>> start STORED RECORDS
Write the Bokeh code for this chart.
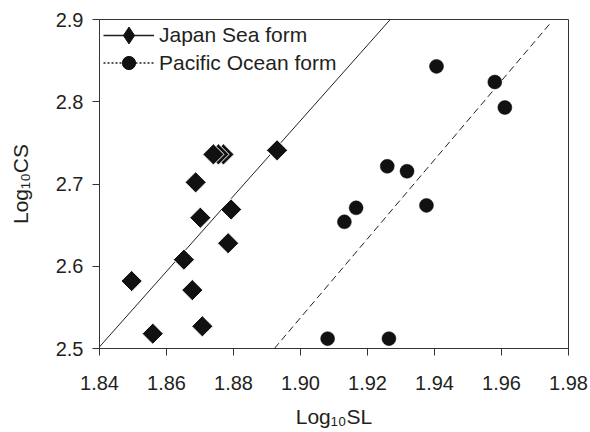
import numpy as np
from bokeh.plotting import figure
from bokeh.models import Range1d, FixedTicker, Legend, LegendItem
from bokeh.embed import file_html
from bokeh.resources import INLINE

# ---- data ----
japan_sl = [1.8496, 1.8559, 1.8652, 1.8677, 1.8687, 1.8701, 1.8707,
            1.8770, 1.8755, 1.8740, 1.8784, 1.8793, 1.8930]
japan_cs = [2.582, 2.518, 2.608, 2.571, 2.702, 2.659, 2.527,
            2.736, 2.736, 2.736, 2.628, 2.669, 2.741]

pacific_sl = [1.9081, 1.9131, 1.9166, 1.9259, 1.9264, 1.9318, 1.9376,
              1.9406, 1.9580, 1.9610]
pacific_cs = [2.512, 2.654, 2.671, 2.7215, 2.512, 2.7155, 2.674,
              2.843, 2.824, 2.793]

# fitted lines (end points)
japan_fit_sl = [1.8400, 1.9268]
japan_fit_cs = [2.502, 2.900]
pacific_fit_sl = [1.8922, 1.9746]
pacific_fit_cs = [2.500, 2.8956]

x_ticks = [1.84, 1.86, 1.88, 1.90, 1.92, 1.94, 1.96, 1.98]
x_tick_labels = ["1.84", "1.86", "1.88", "1.90", "1.92", "1.94", "1.96", "1.98"]
y_ticks = [2.5, 2.6, 2.7, 2.8, 2.9]
y_tick_labels = ["2.5", "2.6", "2.7", "2.8", "2.9"]

series_names = ["Japan Sea form", "Pacific Ocean form"]

INK = "#231f20"
FONT = "Liberation Sans"
FRAME_H = 329

p = figure(width=590, height=432, output_backend="svg", toolbar_location=None,
           x_range=Range1d(1.84, 1.98), y_range=Range1d(2.5, 2.9),
           min_border_left=99, min_border_right=22, min_border_top=19,
           min_border_bottom=84)
p.background_fill_color = "white"
p.border_fill_color = "white"
p.outline_line_color = "#333333"
p.outline_line_width = 1
p.grid.visible = False

# fitted lines
p.line(japan_fit_sl, japan_fit_cs, line_color=INK, line_width=1)
p.line(pacific_fit_sl, pacific_fit_cs, line_color=INK, line_width=1, line_dash="7 4")

# points
sc_j = p.scatter(japan_sl, japan_cs, marker="square", angle=np.pi / 4, size=15,
                 fill_color="#111111", line_color="white", line_width=1)
sc_p = p.scatter(pacific_sl, pacific_cs, marker="circle", size=14,
                 fill_color="#111111", line_color="#111111", line_width=0.5)

# legend-only renderers (no visible data)
nan = [np.nan]
leg_solid = p.line(nan, nan, line_color=INK, line_width=1.6)
leg_dot = p.line(nan, nan, line_color=INK, line_width=1.6, line_dash="2 2")
leg_dia = p.scatter(nan, nan, marker="diamond", fill_color="#111111", line_color="#111111")
leg_cir = p.scatter(nan, nan, marker="circle", fill_color="#111111", line_color="#111111")

common = dict(margin=0, padding=0, spacing=0, glyph_width=51, label_standoff=5,
              label_text_font=FONT, label_text_font_size="21px",
              label_text_color=INK, border_line_color=None,
              background_fill_alpha=0)
leg1 = Legend(items=[LegendItem(label=series_names[0], renderers=[leg_solid, leg_dia])],
              location=(4, FRAME_H - 15.5 - 21), glyph_height=42, **common)
leg2 = Legend(items=[LegendItem(label=series_names[1], renderers=[leg_dot, leg_cir])],
              location=(4, FRAME_H - 43.5 - 16.5), glyph_height=33, **common)
p.add_layout(leg1)
p.add_layout(leg2)

for ax in (p.xaxis[0], p.yaxis[0]):
    ax.major_tick_out = 7
    ax.major_tick_in = 0
    ax.minor_tick_line_color = None
    ax.axis_line_color = "#333333"
    ax.major_tick_line_color = "#333333"
    ax.major_label_text_font = FONT
    ax.major_label_text_font_size = "20px"
    ax.major_label_text_color = INK
    ax.axis_label_text_font = FONT
    ax.axis_label_text_font_size = "21px"
    ax.axis_label_text_font_style = "normal"
    ax.axis_label_text_color = INK

p.xaxis.ticker = FixedTicker(ticks=x_ticks)
p.xaxis.major_label_overrides = dict(zip(x_ticks, x_tick_labels))
p.yaxis.ticker = FixedTicker(ticks=y_ticks)
p.yaxis.major_label_overrides = dict(zip(y_ticks, y_tick_labels))
p.xaxis.axis_label = "Log\u2081\u2080SL"
p.yaxis.axis_label = "Log\u2081\u2080CS"
p.xaxis.major_label_standoff = 20
p.xaxis.axis_label_standoff = 12
p.yaxis.major_label_standoff = 9
p.yaxis.axis_label_standoff = 21
p.yaxis.major_label_orientation = "horizontal"

open("out.html", "w").write(file_html(p, INLINE))
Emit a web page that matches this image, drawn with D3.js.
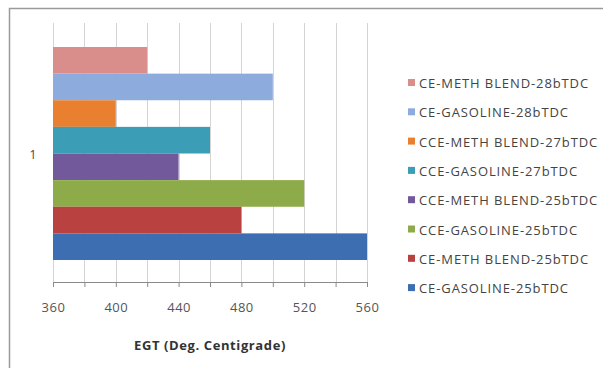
<!DOCTYPE html>
<html>
<head>
<meta charset="utf-8">
<script src="https://cdn.jsdelivr.net/npm/d3@7"></script>
<style>
  html, body { margin: 0; padding: 0; background: #fff; }
  svg { display: block; }
  text { font-family: "Open Sans", Lato, sans-serif; }
</style>
</head>
<body>
<svg id="chart" width="603" height="368"></svg>
<script>
// Series, listed from the top bar down
const seriesNames = [
  "CE-METH BLEND-28bTDC",
  "CE-GASOLINE-28bTDC",
  "CCE-METH BLEND-27bTDC",
  "CCE-GASOLINE-27bTDC",
  "CCE-METH BLEND-25bTDC",
  "CCE-GASOLINE-25bTDC",
  "CE-METH BLEND-25bTDC",
  "CE-GASOLINE-25bTDC"
];
const egtValues = [420, 500, 400, 460, 440, 520, 480, 560];
const seriesColors = ["#D98E8C", "#8DABDC", "#E8802F", "#3C9DB6", "#72599B", "#8EAB49", "#B9413F", "#3D6EB1"];
const category = "1";
const tickValues = [360, 400, 440, 480, 520, 560];
const gridValues = [360, 380, 400, 420, 440, 460, 480, 500, 520, 540, 560];
const axisTitle = "EGT (Deg. Centigrade)";

const svg = d3.select("#chart");

// Chart frame
svg.append("rect")
  .attr("x", 9.5).attr("y", 8.5)
  .attr("width", 620).attr("height", 400)
  .attr("fill", "#fff").attr("stroke", "#9a9a9a").attr("stroke-width", 1.5);

const x = d3.scaleLinear().domain([360, 560]).range([53, 367]);
const y = d3.scaleBand().domain(seriesNames).range([47, 260]).padding(0);

const plotTop = 23, plotBottom = 282;

// Vertical gridlines
svg.append("g").selectAll("line").data(gridValues).join("line")
  .attr("x1", d => Math.round(x(d)) + 0.5).attr("x2", d => Math.round(x(d)) + 0.5)
  .attr("y1", plotTop).attr("y2", plotBottom)
  .attr("stroke", "#d4d4d4").attr("stroke-width", 1);

// Bars
svg.append("g").selectAll("rect").data(seriesNames).join("rect")
  .attr("x", x(360))
  .attr("y", d => y(d))
  .attr("width", (d, i) => x(egtValues[i]) - x(360))
  .attr("height", y.bandwidth())
  .attr("fill", (d, i) => seriesColors[i]);

// Horizontal axis
const axis = d3.axisBottom(x).tickValues(gridValues).tickSize(5)
  .tickFormat(d => tickValues.includes(d) ? d : "");
const gAxis = svg.append("g").attr("transform", `translate(0,${plotBottom})`).call(axis);
gAxis.select(".domain").attr("stroke", "#8a8a8a");
gAxis.selectAll(".tick line").attr("stroke", "#8a8a8a");
gAxis.selectAll(".tick text")
  .attr("y", 21)
  .attr("fill", "#555")
  .style("font-size", "13px")
  .style("letter-spacing", "0.5px")
  .style("font-family", "'Open Sans', Lato, sans-serif");

// Axis title
svg.append("text")
  .attr("x", 210).attr("y", 350)
  .attr("text-anchor", "middle")
  .attr("fill", "#333")
  .style("font-size", "13px").style("font-weight", "bold")
  .style("letter-spacing", "0.6px")
  .text(axisTitle);

// Category label
svg.append("text")
  .attr("x", 33).attr("y", 159)
  .attr("text-anchor", "middle")
  .attr("fill", "#444")
  .style("font-size", "12px")
  .text(category);

// Legend
const legend = svg.append("g").selectAll("g").data(seriesNames).join("g")
  .attr("transform", (d, i) => `translate(408,${83 + i * 29.3})`);
legend.append("rect")
  .attr("x", 0).attr("y", -4).attr("width", 7).attr("height", 7)
  .attr("fill", (d, i) => seriesColors[i]);
legend.append("text")
  .attr("x", 11).attr("y", 5)
  .attr("fill", "#444")
  .style("font-size", "13px")
  .style("letter-spacing", "0.9px")
  .text(d => d);
</script>
</body>
</html>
>> end STORED RECORDS
Set down exactly the lines above, from the line containing "Emit a web page" through the line containing "const plotTop = 23, plotBottom = 282;". Skip the pictures.

OUTPUT FOR THIS TASK »
Emit a web page that matches this image, drawn with D3.js.
<!DOCTYPE html>
<html>
<head>
<meta charset="utf-8">
<script src="https://cdn.jsdelivr.net/npm/d3@7"></script>
<style>
  html, body { margin: 0; padding: 0; background: #fff; }
  svg { display: block; }
  text { font-family: "Open Sans", Lato, sans-serif; }
</style>
</head>
<body>
<svg id="chart" width="603" height="368"></svg>
<script>
// Series, listed from the top bar down
const seriesNames = [
  "CE-METH BLEND-28bTDC",
  "CE-GASOLINE-28bTDC",
  "CCE-METH BLEND-27bTDC",
  "CCE-GASOLINE-27bTDC",
  "CCE-METH BLEND-25bTDC",
  "CCE-GASOLINE-25bTDC",
  "CE-METH BLEND-25bTDC",
  "CE-GASOLINE-25bTDC"
];
const egtValues = [420, 500, 400, 460, 440, 520, 480, 560];
const seriesColors = ["#D98E8C", "#8DABDC", "#E8802F", "#3C9DB6", "#72599B", "#8EAB49", "#B9413F", "#3D6EB1"];
const category = "1";
const tickValues = [360, 400, 440, 480, 520, 560];
const gridValues = [360, 380, 400, 420, 440, 460, 480, 500, 520, 540, 560];
const axisTitle = "EGT (Deg. Centigrade)";

const svg = d3.select("#chart");

// Chart frame
svg.append("rect")
  .attr("x", 9.5).attr("y", 8.5)
  .attr("width", 620).attr("height", 400)
  .attr("fill", "#fff").attr("stroke", "#9a9a9a").attr("stroke-width", 1.5);

const x = d3.scaleLinear().domain([360, 560]).range([53, 367]);
const y = d3.scaleBand().domain(seriesNames).range([47, 260]).padding(0);

const plotTop = 23, plotBottom = 282;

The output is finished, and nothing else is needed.